[Start Exercise input]

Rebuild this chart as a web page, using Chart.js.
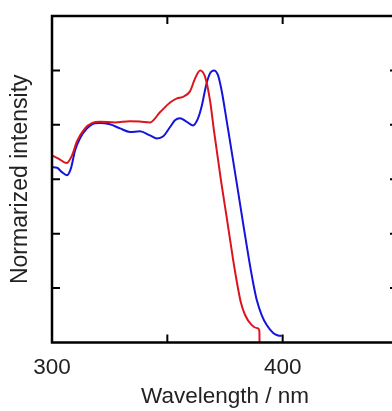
<!DOCTYPE html>
<html>
<head>
<meta charset="utf-8">
<script src="https://cdn.jsdelivr.net/npm/chart.js@4"></script>
<style>
  html, body { margin: 0; padding: 0; background: #fff; overflow: hidden; }
  #wrap { width: 410px; height: 411px; }
</style>
</head>
<body>
<div id="wrap"><canvas id="chart" width="410" height="411"></canvas></div>
<script>
// red spectrum (wavelength nm, normalized intensity)
const redX = [300, 302.6, 306.4, 308.7, 310.8, 314.3, 317.3, 320.8, 327.3, 333.8, 338.1, 342.5,
  346.8, 351.2, 354.2, 356.8, 359.8, 362.0, 364.2, 366.3, 368.5, 370.2, 373.25, 376.1, 378.6,
  380.3, 381.8, 383.7, 386.6, 389.2, 389.9, 390.0];
const redY = [0.688, 0.677, 0.660, 0.688, 0.739, 0.787, 0.806, 0.811, 0.809, 0.813, 0.812, 0.809,
  0.846, 0.882, 0.897, 0.903, 0.923, 0.970, 1.0, 0.978, 0.890, 0.780, 0.596, 0.440, 0.300,
  0.215, 0.150, 0.101, 0.064, 0.052, 0.042, -0.02];

// blue spectrum
const blueX = [300, 302.2, 304.3, 306.5, 308.2, 310, 312.1, 315.2, 318.6, 320.8, 325.1, 329.5,
  333.8, 338.1, 342.5, 345.5, 348.1, 351.2, 353.3, 355.5, 358.1, 361.1, 363.3, 365.0, 366.8,
  368.5, 370.2, 372.0, 373.7, 375.0, 376.4, 380.3, 383.0, 385.3, 387.3, 388.8, 390.9, 393.1,
  395.9, 398.0, 399.6];
const blueY = [0.644, 0.642, 0.626, 0.615, 0.640, 0.706, 0.750, 0.787, 0.806, 0.807, 0.802, 0.787,
  0.774, 0.776, 0.761, 0.750, 0.757, 0.792, 0.817, 0.824, 0.813, 0.798, 0.824, 0.872, 0.945,
  0.989, 1.0, 0.982, 0.919, 0.853, 0.780, 0.575, 0.430, 0.310, 0.215, 0.155, 0.101, 0.064,
  0.035, 0.026, 0.024];

const xTicks = [350, 400];          // tick marks inside the frame
const xLabels = [300, 400];         // labelled values
const yTicks = [0.2, 0.4, 0.6, 0.8, 1.0];

function pts(xs, ys) {
    return xs.map((x, i) => ({ x: x, y: ys[i] }));
}

// draws the box and the inward tick marks
const frame = {
    id: 'frame',
    afterDraw(chart) {
        let ctx = chart.ctx;
        let a = chart.chartArea;
        let sx = chart.scales.x, sy = chart.scales.y;
        ctx.save();
        ctx.strokeStyle = '#000';
        ctx.lineWidth = 2.5;
        ctx.strokeRect(a.left, a.top, a.right - a.left, a.bottom - a.top);
        ctx.lineWidth = 2;
        ctx.beginPath();
        xTicks.forEach(v => {
            let px = sx.getPixelForValue(v);
            ctx.moveTo(px, a.bottom); ctx.lineTo(px, a.bottom - 8);
            ctx.moveTo(px, a.top); ctx.lineTo(px, a.top + 8);
        });
        yTicks.forEach(v => {
            let py = sy.getPixelForValue(v);
            ctx.moveTo(a.left, py); ctx.lineTo(a.left + 8, py);
            ctx.moveTo(a.right, py); ctx.lineTo(a.right - 8, py);
        });
        ctx.stroke();
        ctx.restore();
    }
};

const font = 'Liberation Sans, Arial, sans-serif';

let ctx = document.getElementById('chart').getContext('2d');
let ch = new Chart(ctx, {
    type: 'line',
    data: {
        datasets: [{
            data: pts(redX, redY),
            borderColor: 'rgb(220, 20, 30)',
            borderWidth: 2,
            pointRadius: 0,
            cubicInterpolationMode: 'monotone'
        }, {
            data: pts(blueX, blueY),
            borderColor: 'rgb(20, 20, 220)',
            borderWidth: 2,
            pointRadius: 0,
            cubicInterpolationMode: 'monotone'
        }]
    },
    options: {
        responsive: false,
        animation: false,
        layout: { padding: { left: 0, top: 16, right: 12, bottom: 0 } },
        plugins: { legend: { display: false }, tooltip: { enabled: false } },
        scales: {
            x: {
                type: 'linear',
                min: 300,
                max: 450,
                afterFit: s => { s.height = 68.5; },
                afterBuildTicks: s => { s.ticks = xLabels.map(v => ({ value: v })); },
                grid: { display: false, drawTicks: false },
                border: { display: false },
                ticks: {
                    color: '#222',
                    padding: 12,
                    maxRotation: 0,
                    font: { family: font, size: 22.5 }
                },
                title: {
                    display: true,
                    text: 'Wavelength / nm',
                    color: '#222',
                    padding: { top: 0, bottom: 1 },
                    font: { family: font, size: 22.5 }
                }
            },
            y: {
                min: 0,
                max: 1.2,
                afterFit: s => { s.width = 52; },
                grid: { display: false, drawTicks: false },
                border: { display: false },
                ticks: { display: false },
                title: {
                    display: true,
                    text: 'Normarized intensity',
                    color: '#222',
                    padding: { top: 7, bottom: 0 },
                    font: { family: font, size: 23 }
                }
            }
        }
    },
    plugins: [frame]
});
</script>
</body>
</html>
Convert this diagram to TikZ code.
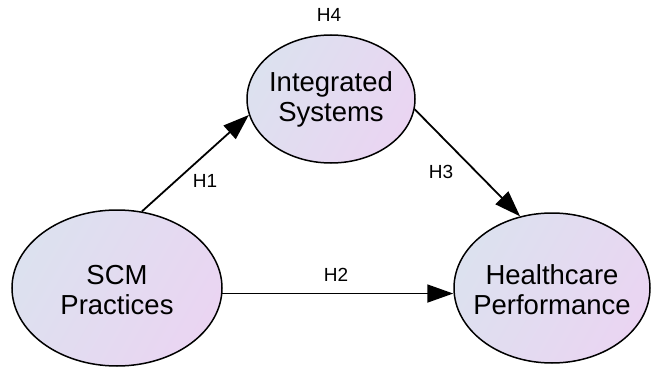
\documentclass[tikz,border=0pt]{standalone}
\usepackage{fontspec}
\setmainfont{Liberation Sans}
\usetikzlibrary{shapes.geometric,arrows.meta}
\definecolor{shadeL}{HTML}{DCE1EF}
\definecolor{shadeR}{HTML}{EAD5F2}
\tikzset{
  latent/.style={ellipse, draw=black, line width=1.5pt, inner sep=0pt,
    left color=shadeL, right color=shadeR, shading angle=60},
  ltext/.style={align=center, font=\fontsize{27.5}{30}\selectfont, inner sep=0pt},
  hlabel/.style={font=\fontsize{19}{22}\selectfont, inner sep=0pt},
  arr/.style={line width=1.8pt, -{Triangle[length=26pt,width=18pt]}}
}
\begin{document}
\begin{tikzpicture}[x=1pt,y=-1pt]
\useasboundingbox (0,0) rectangle (651,369);
\node[latent, minimum width=210pt, minimum height=156pt] (scm) at (117,288) {};
\node[latent, minimum width=168pt, minimum height=128pt] (is) at (331,99) {};
\node[latent, minimum width=196pt, minimum height=150pt] (hc) at (552,288) {};
\node[ltext] (scmt) at (117,290) {SCM\\Practices};
\node[ltext] (ist) at (331,99) {Integrated\\Systems};
\node[ltext] (hct) at (552,290) {Healthcare\\Performance};
\draw[arr] (scm.72) -- (is.191);
\draw[arr] (is.-7) -- (hc.114);
\draw[arr] (scm.-3.5) -- (scm.-3.5 -| hc.west);
\node[hlabel] (h1) at (205,181) {H1};
\node[hlabel] (h2) at (336,275) {H2};
\node[hlabel] (h3) at (441,172) {H3};
\node[hlabel] (h4) at (329,15) {H4};
\end{tikzpicture}
\end{document}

[End Exercise input]

* **Your instructions**: Pictures stay out of the copy; please restate every record above exactly.

* **Output of the task**:
Rebuild this chart as a web page, using Chart.js.
<!DOCTYPE html>
<html>
<head>
<meta charset="utf-8">
<script src="https://cdn.jsdelivr.net/npm/chart.js@4"></script>
<style>
  html, body { margin: 0; padding: 0; background: #fff; overflow: hidden; }
  #wrap { width: 410px; height: 411px; }
</style>
</head>
<body>
<div id="wrap"><canvas id="chart" width="410" height="411"></canvas></div>
<script>
// red spectrum (wavelength nm, normalized intensity)
const redX = [300, 302.6, 306.4, 308.7, 310.8, 314.3, 317.3, 320.8, 327.3, 333.8, 338.1, 342.5,
  346.8, 351.2, 354.2, 356.8, 359.8, 362.0, 364.2, 366.3, 368.5, 370.2, 373.25, 376.1, 378.6,
  380.3, 381.8, 383.7, 386.6, 389.2, 389.9, 390.0];
const redY = [0.688, 0.677, 0.660, 0.688, 0.739, 0.787, 0.806, 0.811, 0.809, 0.813, 0.812, 0.809,
  0.846, 0.882, 0.897, 0.903, 0.923, 0.970, 1.0, 0.978, 0.890, 0.780, 0.596, 0.440, 0.300,
  0.215, 0.150, 0.101, 0.064, 0.052, 0.042, -0.02];

// blue spectrum
const blueX = [300, 302.2, 304.3, 306.5, 308.2, 310, 312.1, 315.2, 318.6, 320.8, 325.1, 329.5,
  333.8, 338.1, 342.5, 345.5, 348.1, 351.2, 353.3, 355.5, 358.1, 361.1, 363.3, 365.0, 366.8,
  368.5, 370.2, 372.0, 373.7, 375.0, 376.4, 380.3, 383.0, 385.3, 387.3, 388.8, 390.9, 393.1,
  395.9, 398.0, 399.6];
const blueY = [0.644, 0.642, 0.626, 0.615, 0.640, 0.706, 0.750, 0.787, 0.806, 0.807, 0.802, 0.787,
  0.774, 0.776, 0.761, 0.750, 0.757, 0.792, 0.817, 0.824, 0.813, 0.798, 0.824, 0.872, 0.945,
  0.989, 1.0, 0.982, 0.919, 0.853, 0.780, 0.575, 0.430, 0.310, 0.215, 0.155, 0.101, 0.064,
  0.035, 0.026, 0.024];

const xTicks = [350, 400];          // tick marks inside the frame
const xLabels = [300, 400];         // labelled values
const yTicks = [0.2, 0.4, 0.6, 0.8, 1.0];

function pts(xs, ys) {
    return xs.map((x, i) => ({ x: x, y: ys[i] }));
}

// draws the box and the inward tick marks
const frame = {
    id: 'frame',
    afterDraw(chart) {
        let ctx = chart.ctx;
        let a = chart.chartArea;
        let sx = chart.scales.x, sy = chart.scales.y;
        ctx.save();
        ctx.strokeStyle = '#000';
        ctx.lineWidth = 2.5;
        ctx.strokeRect(a.left, a.top, a.right - a.left, a.bottom - a.top);
        ctx.lineWidth = 2;
        ctx.beginPath();
        xTicks.forEach(v => {
            let px = sx.getPixelForValue(v);
            ctx.moveTo(px, a.bottom); ctx.lineTo(px, a.bottom - 8);
            ctx.moveTo(px, a.top); ctx.lineTo(px, a.top + 8);
        });
        yTicks.forEach(v => {
            let py = sy.getPixelForValue(v);
            ctx.moveTo(a.left, py); ctx.lineTo(a.left + 8, py);
            ctx.moveTo(a.right, py); ctx.lineTo(a.right - 8, py);
        });
        ctx.stroke();
        ctx.restore();
    }
};

const font = 'Liberation Sans, Arial, sans-serif';

let ctx = document.getElementById('chart').getContext('2d');
let ch = new Chart(ctx, {
    type: 'line',
    data: {
        datasets: [{
            data: pts(redX, redY),
            borderColor: 'rgb(220, 20, 30)',
            borderWidth: 2,
            pointRadius: 0,
            cubicInterpolationMode: 'monotone'
        }, {
            data: pts(blueX, blueY),
            borderColor: 'rgb(20, 20, 220)',
            borderWidth: 2,
            pointRadius: 0,
            cubicInterpolationMode: 'monotone'
        }]
    },
    options: {
        responsive: false,
        animation: false,
        layout: { padding: { left: 0, top: 16, right: 12, bottom: 0 } },
        plugins: { legend: { display: false }, tooltip: { enabled: false } },
        scales: {
            x: {
                type: 'linear',
                min: 300,
                max: 450,
                afterFit: s => { s.height = 68.5; },
                afterBuildTicks: s => { s.ticks = xLabels.map(v => ({ value: v })); },
                grid: { display: false, drawTicks: false },
                border: { display: false },
                ticks: {
                    color: '#222',
                    padding: 12,
                    maxRotation: 0,
                    font: { family: font, size: 22.5 }
                },
                title: {
                    display: true,
                    text: 'Wavelength / nm',
                    color: '#222',
                    padding: { top: 0, bottom: 1 },
                    font: { family: font, size: 22.5 }
                }
            },
            y: {
                min: 0,
                max: 1.2,
                afterFit: s => { s.width = 52; },
                grid: { display: false, drawTicks: false },
                border: { display: false },
                ticks: { display: false },
                title: {
                    display: true,
                    text: 'Normarized intensity',
                    color: '#222',
                    padding: { top: 7, bottom: 0 },
                    font: { family: font, size: 23 }
                }
            }
        }
    },
    plugins: [frame]
});
</script>
</body>
</html>
Convert this diagram to TikZ code.
\documentclass[tikz,border=0pt]{standalone}
\usepackage{fontspec}
\setmainfont{Liberation Sans}
\usetikzlibrary{shapes.geometric,arrows.meta}
\definecolor{shadeL}{HTML}{DCE1EF}
\definecolor{shadeR}{HTML}{EAD5F2}
\tikzset{
  latent/.style={ellipse, draw=black, line width=1.5pt, inner sep=0pt,
    left color=shadeL, right color=shadeR, shading angle=60},
  ltext/.style={align=center, font=\fontsize{27.5}{30}\selectfont, inner sep=0pt},
  hlabel/.style={font=\fontsize{19}{22}\selectfont, inner sep=0pt},
  arr/.style={line width=1.8pt, -{Triangle[length=26pt,width=18pt]}}
}
\begin{document}
\begin{tikzpicture}[x=1pt,y=-1pt]
\useasboundingbox (0,0) rectangle (651,369);
\node[latent, minimum width=210pt, minimum height=156pt] (scm) at (117,288) {};
\node[latent, minimum width=168pt, minimum height=128pt] (is) at (331,99) {};
\node[latent, minimum width=196pt, minimum height=150pt] (hc) at (552,288) {};
\node[ltext] (scmt) at (117,290) {SCM\\Practices};
\node[ltext] (ist) at (331,99) {Integrated\\Systems};
\node[ltext] (hct) at (552,290) {Healthcare\\Performance};
\draw[arr] (scm.72) -- (is.191);
\draw[arr] (is.-7) -- (hc.114);
\draw[arr] (scm.-3.5) -- (scm.-3.5 -| hc.west);
\node[hlabel] (h1) at (205,181) {H1};
\node[hlabel] (h2) at (336,275) {H2};
\node[hlabel] (h3) at (441,172) {H3};
\node[hlabel] (h4) at (329,15) {H4};
\end{tikzpicture}
\end{document}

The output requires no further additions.